The three “strategic” portfolios, allocated according to aggressive, moderate, and conservative risk tolerances, trade less frequently, and are designed to help investors meet specific goals.
Many investors are accustomed to playing “beat the market,” rather than evaluating the risk-and-return balance they need to meet those goals.
It may sound counterintuitive, but beating the market shouldn’t even enter into your long-term investing calculations.
The phrase “beating the market” typically means getting a return that’s better than the S&P 500 index. The problem with that is obvious, however: The broad market consists of several other asset classes besides the U.S.-based large caps tracked by the S&P 500.

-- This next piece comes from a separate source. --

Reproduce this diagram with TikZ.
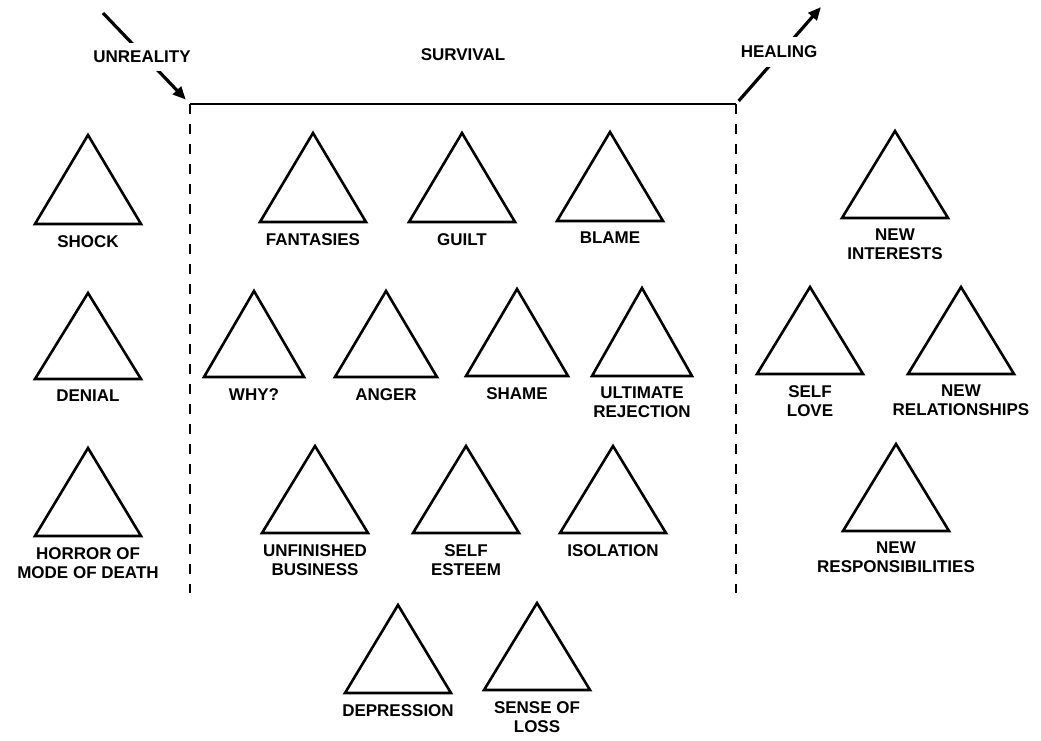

The strategic portfolios hold a range of domestic and international stock-and-bond asset classes. These are the same types of portfolios I developed for my asset-management and financial planning clients. Professional investors use all the available asset classes, as these give you the flexibility to achieve the return you need while simultaneously dampening volatility.
When investing for retirement, the chief aim is not to swing for the fences and get the highest possible return, no matter the risk. Your aim is a successful outcome. In plain English, that means the ability to retire comfortably, enjoy your lifestyle without scrimping and saving, while preventing catastrophic losses in a severe market downturn.
Unfortunately, the S&P 500 has become the benchmark for U.S. investors. There are times when the S&P 500 will indeed outperform other investment categories. But in years when the S&P underperforms an allocated portfolio, you’ll be happy you diversified.